The takeways seem to be

  • For a given amount of simulated data points (9K or 5.4K), diag_e runs a bit faster than dense_e mainly because the former can take a lower level of adapt_delta (0.82, instead of 0.982) without leading to divergences.
    • But as far as the parameters of interest are concerned, the N_Effs from diag_e seem to be more diverse, with the lowest being acceptable but substantially lower than the lowest of those from dense_e.
  • The default choices of window, init_buffer, and term_buffer (=25, 75, 50) appear to be quite good: alternative choices do not lead to dramatic improvements, especially when the sample size is smaller (ie, 5.4K, rather than 90K).
    • (window, term_buffer) = (35, 150) performs slightly better. Not sure of the reason but my guess is that a larger window (35, rather than 25) reduces the iterations spent on the last and slowiest stage of the adaptation process, where further search for improvement has little incremental gains. On the other hand, a larger term_buffer (150, rather than 50) allocates more iternations to optimally adjust the initial typical set of estimates according to the findings from the adaptation process.
    • Despite the rationalization given above, increasing (window, term_buffer) beyond (35, 150) would not necessarily improve further owing to the complicated adaptation process. There is simply no obvious relation between the run time and these tuning parameters. Apparently, they interact in a complicated way with the warmup and iter to determine the run time.
  • During the course of my comparison, I have the impression that choosing an unnecessarily high level of adapt_delta often results in hitting the max_treedepth (many such instances can lead to a rather long run time). So to avoid divergences, it’s about finding the suitable level of adapt_delta rather than the higher the better.

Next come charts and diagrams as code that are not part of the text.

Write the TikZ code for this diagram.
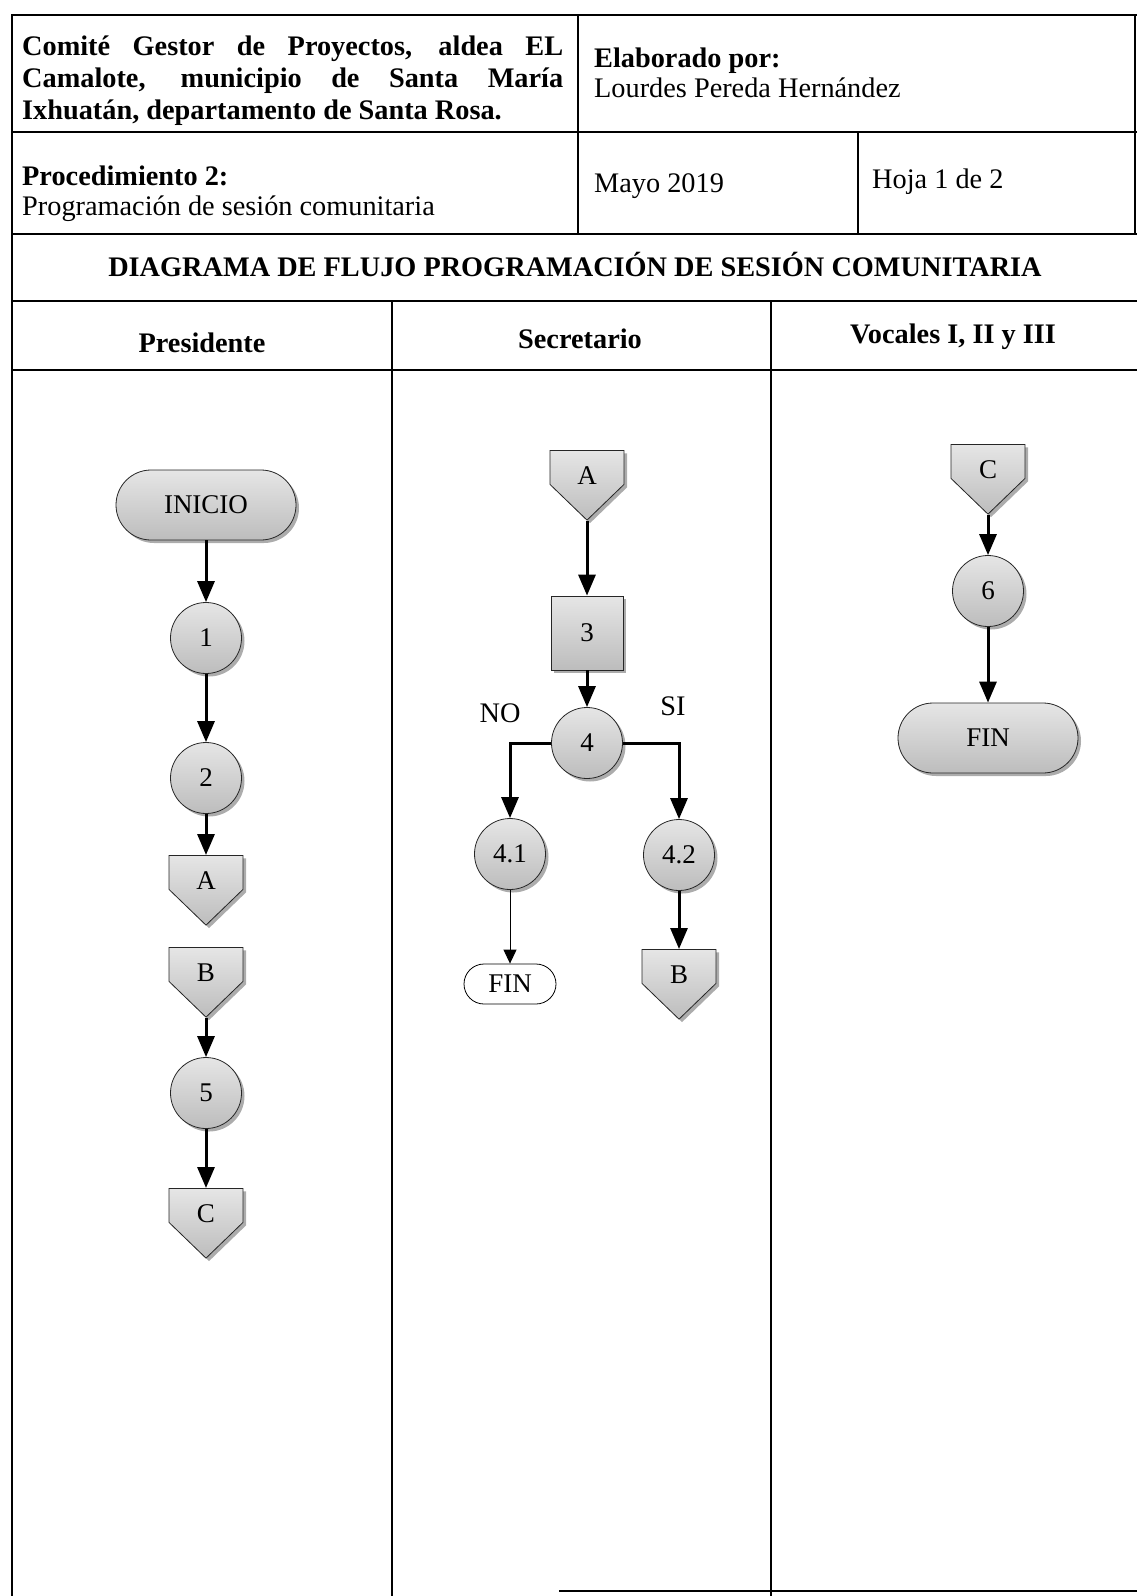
\documentclass[tikz,border=0pt]{standalone}
\usepackage{fontspec}
\setmainfont{Liberation Serif}
\usetikzlibrary{arrows.meta,shapes.misc,shapes.symbols,shadows}
\begin{document}
\begin{tikzpicture}[x=1pt,y=-1pt,
  txt/.style={font=\fontsize{28.3}{32.5}\selectfont, inner sep=0pt},
  txtb/.style={font=\fontsize{28.3}{32.5}\selectfont\bfseries, inner sep=0pt},
  frame/.style={line width=1.7pt, line cap=rect},
  fillshade/.style={draw=black!85, line width=0.8pt, top color=gray!20, bottom color=gray!52,
     drop shadow={shadow xshift=3pt, shadow yshift=-3pt, fill=gray!65, opacity=1}},
  shapetext/.style={font=\fontsize{27}{30}\selectfont, inner sep=0pt},
  terminal/.style={fillshade, shapetext, rounded rectangle, minimum width=180pt, minimum height=70pt},
  activity/.style={fillshade, shapetext, circle, minimum size=71pt},
  taskbox/.style={fillshade, shapetext, rectangle, minimum width=72pt, minimum height=74pt},
  offpage/.style={fillshade, shapetext, signal, signal to=south, signal pointer angle=92,
     minimum width=74pt, minimum height=38pt, text height=34pt, text depth=0pt},
  endsmall/.style={draw=black, line width=0.8pt, fill=white, shapetext, rounded rectangle,
     minimum width=92pt, minimum height=40pt},
  flow/.style={line width=3pt, -{Triangle[length=21pt,width=17pt]}},
  thinflow/.style={line width=1pt, -{Triangle[length=14pt,width=13pt]}},
]
\useasboundingbox (0,0) rectangle (1137,1596);

% table frame
\draw[frame] (1137,15) -- (12,15) -- (12,1596);
\draw[frame] (1135,15) -- (1135,234);
\draw[frame] (12,132) -- (1137,132);
\draw[frame] (12,234) -- (1137,234);
\draw[frame] (12,301) -- (1137,301);
\draw[frame] (12,370) -- (1137,370);
\draw[frame] (560,1591) -- (1137,1591);
\draw[frame] (578,15) -- (578,234);
\draw[frame] (858,132) -- (858,234);
\draw[frame] (392,301) -- (392,1596);
\draw[frame] (771,301) -- (771,1596);

% header texts
\node[txtb, anchor=base west] (h1) at (22,55) {\makebox[541pt][s]{Comité Gestor de Proyectos, aldea EL}};
\node[txtb, anchor=base west] (h2) at (22,87) {\makebox[541pt][s]{Camalote, municipio de Santa María}};
\node[txtb, anchor=base west] (h3) at (22,119) {Ixhuatán, departamento de Santa Rosa.};
\node[txtb, anchor=base west] (elab) at (594,67) {Elaborado por:};
\node[txt, anchor=base west] (autor) at (594,97) {Lourdes Pereda Hernández};
\node[txtb, anchor=base west] (proc) at (22,185) {Procedimiento 2:};
\node[txt, anchor=base west] (procn) at (22,215) {Programación de sesión comunitaria};
\node[txt, anchor=base west] (fecha) at (594,192) {Mayo 2019};
\node[txt, anchor=base west] (hoja) at (872,188) {Hoja 1 de 2};
\node[txtb, anchor=base] (titulo) at (575,276) {DIAGRAMA DE FLUJO PROGRAMACIÓN DE SESIÓN COMUNITARIA};
\node[txtb, anchor=base] (lane1) at (202,352) {Presidente};
\node[txtb, anchor=base] (lane2) at (580,348) {Secretario};
\node[txtb, anchor=base] (lane3) at (953,343) {Vocales I, II y III};

% Presidente
\node[terminal] (ini) at (206,505) {INICIO};
\node[activity] (p1) at (206,638) {1};
\node[activity] (p2) at (206,778) {2};
\node[offpage, anchor=north] (a1) at (206,855) {A};
\node[offpage, anchor=north] (b1) at (206,947) {B};
\node[activity] (p5) at (206,1093) {5};
\node[offpage, anchor=north] (c1) at (206,1188) {C};
\draw[flow] (ini.south) -- (p1.north);
\draw[flow] (p1.south) -- (p2.north);
\draw[flow] (p2.south) -- (a1.north);
\draw[flow] (b1.south) -- (p5.north);
\draw[flow] (p5.south) -- (c1.north);

% Secretario
\node[offpage, anchor=north] (a2) at (587,450) {A};
\node[taskbox] (p3) at (587,633) {3};
\node[activity] (p4) at (587,743) {4};
\node[activity] (p41) at (510,854) {4.1};
\node[activity] (p42) at (679,855) {4.2};
\node[endsmall] (fin2) at (510,984) {FIN};
\node[offpage, anchor=north] (b2) at (679,949) {B};
\node[txt] (no) at (500,713) {NO};
\node[txt] (si) at (673,706) {SI};
\draw[flow] (a2.south) -- (p3.north);
\draw[flow] (p3.south) -- (p4.north);
\draw[flow] (p4.west) -| (p41.north);
\draw[flow] (p4.east) -| (p42.north);
\draw[thinflow] (p41.south) -- (fin2.north);
\draw[flow] (p42.south) -- (b2.north);

% Vocales
\node[offpage, anchor=north] (c3) at (988,444) {C};
\node[activity] (p6) at (988,591) {6};
\node[terminal] (fin3) at (988,738) {FIN};
\draw[flow] (c3.south) -- (p6.north);
\draw[flow] (p6.south) -- (fin3.north);
\end{tikzpicture}
\end{document}
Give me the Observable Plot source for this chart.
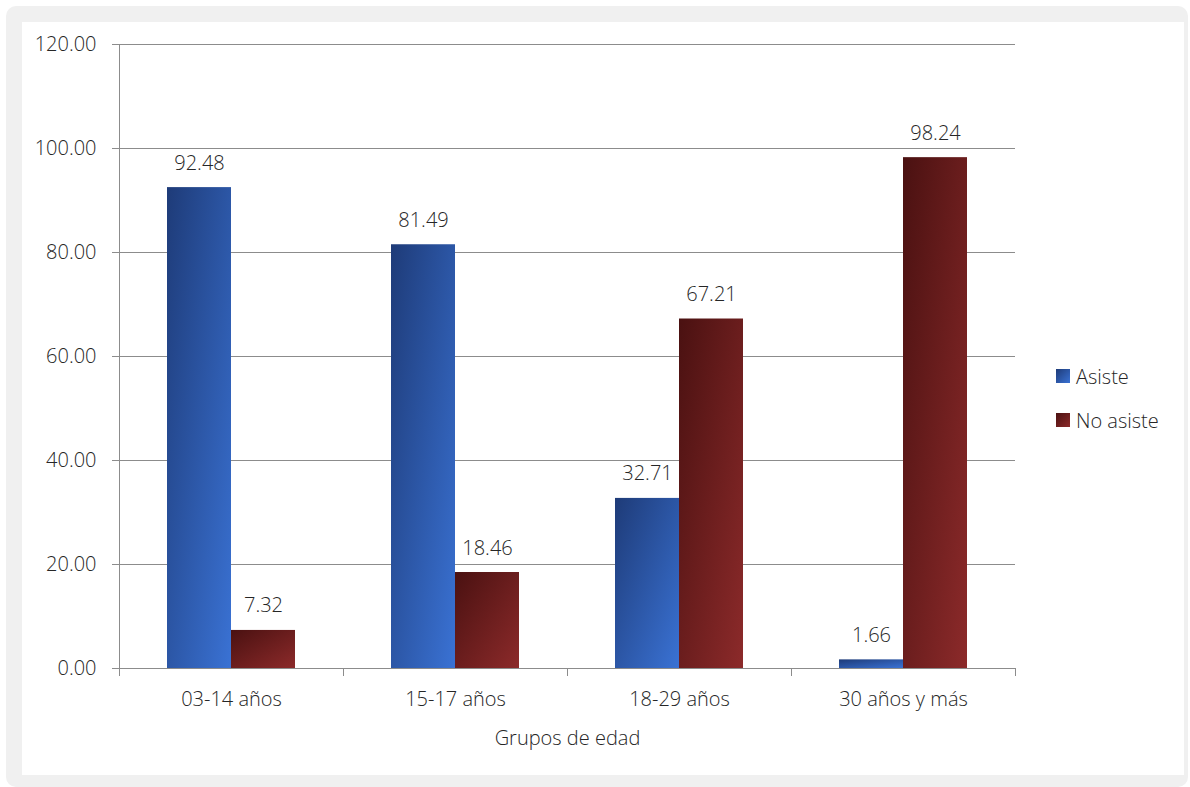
<!DOCTYPE html>
<html>
<head>
<meta charset="utf-8">
<script src="https://cdn.jsdelivr.net/npm/d3@7"></script>
<script src="https://cdn.jsdelivr.net/npm/@observablehq/plot@0.6"></script>
<style>
  html, body { margin: 0; padding: 0; background: #fff; }
  #wrap { position: relative; width: 1190px; height: 787px; background: #fff; overflow: hidden;
          font-family: 'Open Sans', sans-serif; color: #262626; }
  #outer { position: absolute; left: 6px; top: 6px; right: 2px; bottom: 0px; background: #f0f0f0; border-radius: 10px; }
  #inner { position: absolute; left: 22px; top: 22px; width: 1162px; height: 753px; background: #fff; }
  #chart { position: absolute; left: 0; top: 0; }
  #legend { position: absolute; left: 1056px; top: 362px; font-size: 20px; font-weight: 300; }
  .item { display: flex; align-items: center; height: 28px; margin-bottom: 16px; }
  .sw { width: 14px; height: 14px; margin-right: 6px; }
</style>
</head>
<body>
<div id="wrap">
  <div id="outer"></div>
  <div id="inner"></div>
  <div id="chart"></div>
  <div id="legend"></div>
</div>
<script>
const categories = ["03-14 años", "15-17 años", "18-29 años", "30 años y más"];
const series = ["Asiste", "No asiste"];
const asiste = [92.48, 81.49, 32.71, 1.66];
const noAsiste = [7.32, 18.46, 67.21, 98.24];
const yTicks = [0, 20, 40, 60, 80, 100, 120];
const xTitle = "Grupos de edad";

const gradients = {
  "Asiste": ["#1e3b78", "#3a72d4"],
  "No asiste": ["#4a1111", "#8c2a2a"]
};
const gradIds = {"Asiste": "gradAsiste", "No asiste": "gradNoAsiste"};

const data = categories.flatMap((c, i) => [
  {grupo: c, serie: series[0], valor: asiste[i]},
  {grupo: c, serie: series[1], valor: noAsiste[i]}
]);

const grid = "#8c8c8c";
const ink = "#262626";

const chart = Plot.plot({
  width: 1190,
  height: 787,
  marginLeft: 118,
  marginRight: 175,
  marginTop: 44,
  marginBottom: 119,
  style: {background: "transparent", fontFamily: "'Open Sans', sans-serif", fontSize: "20px", fontWeight: 300, color: ink},
  fx: {domain: categories, padding: 0, label: null},
  x: {domain: series, paddingInner: 0, paddingOuter: 0.735, axis: null},
  y: {domain: [0, 120]},
  color: {domain: series, range: series.map(s => `url(#${gradIds[s]})`)},
  marks: [
    Plot.gridY(yTicks, {stroke: grid, strokeOpacity: 1}),
    Plot.axisY(yTicks, {tickSize: 7, tickPadding: 16, tickFormat: d => d.toFixed(2), stroke: grid, fill: ink, label: null}),
    Plot.barY(data, {fx: "grupo", x: "serie", y: "valor", fill: "serie"}),
    Plot.text(data, {fx: "grupo", x: "serie", y: "valor", text: d => d.valor.toFixed(2), lineAnchor: "bottom", dy: -18, fill: ink}),
    Plot.ruleY([0], {stroke: grid}),
    Plot.frame({anchor: "left", facetAnchor: "left", stroke: grid, strokeOpacity: 1}),
    Plot.frame({anchor: "left", insetTop: 624, insetBottom: -7, stroke: grid, strokeOpacity: 1}),
    Plot.frame({anchor: "right", insetTop: 624, insetBottom: -7, stroke: grid, strokeOpacity: 1}),
    Plot.axisFx({anchor: "bottom", tickSize: 0, tickPadding: 23, fill: ink, label: xTitle, labelAnchor: "center", labelOffset: 76, labelArrow: "none"})
  ]
});

const svg = d3.select(chart);
const defs = svg.insert("defs", ":first-child");
for (const s of series) {
  const g = defs.append("linearGradient").attr("id", gradIds[s])
    .attr("x1", 0).attr("y1", 0).attr("x2", 1).attr("y2", 1);
  g.append("stop").attr("offset", "0%").attr("stop-color", gradients[s][0]);
  g.append("stop").attr("offset", "100%").attr("stop-color", gradients[s][1]);
}
document.getElementById("chart").appendChild(chart);

const legend = d3.select("#legend");
for (const s of series) {
  const it = legend.append("div").attr("class", "item");
  it.append("div").attr("class", "sw").style("background", `linear-gradient(135deg, ${gradients[s][0]}, ${gradients[s][1]})`);
  it.append("span").text(s);
}
</script>
</body>
</html>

That all sounds reasonable.

Yes

This makes me think dense would still be worth doing. But it sounds like it’s been pretty annoying to get the dense metric to run without divergences, which is no good.

Thanks for taking the time to report this stuff back!

1 Like

Divergences imply that your model features strong, possibly spatially-varying, curvature that compromises the symplectic integration. Increasing adapt_delta might help, but at the cost of more expensive transitions. Really the ideal is to identify exactly which features of your model are inducing the strong curvature (often strong correlations from weak or non identifiabilities between parameters in the likelihood function) and remedy them with modification to your model implementation (reparameterization, rescaling of data, stronger priors, additional data, etc.

In other words increasing adapt_delta is a bandaid – it might help for paper cuts but slapping on more bandaid when you’re hemorrhaging isn’t going to be of much use to anyone.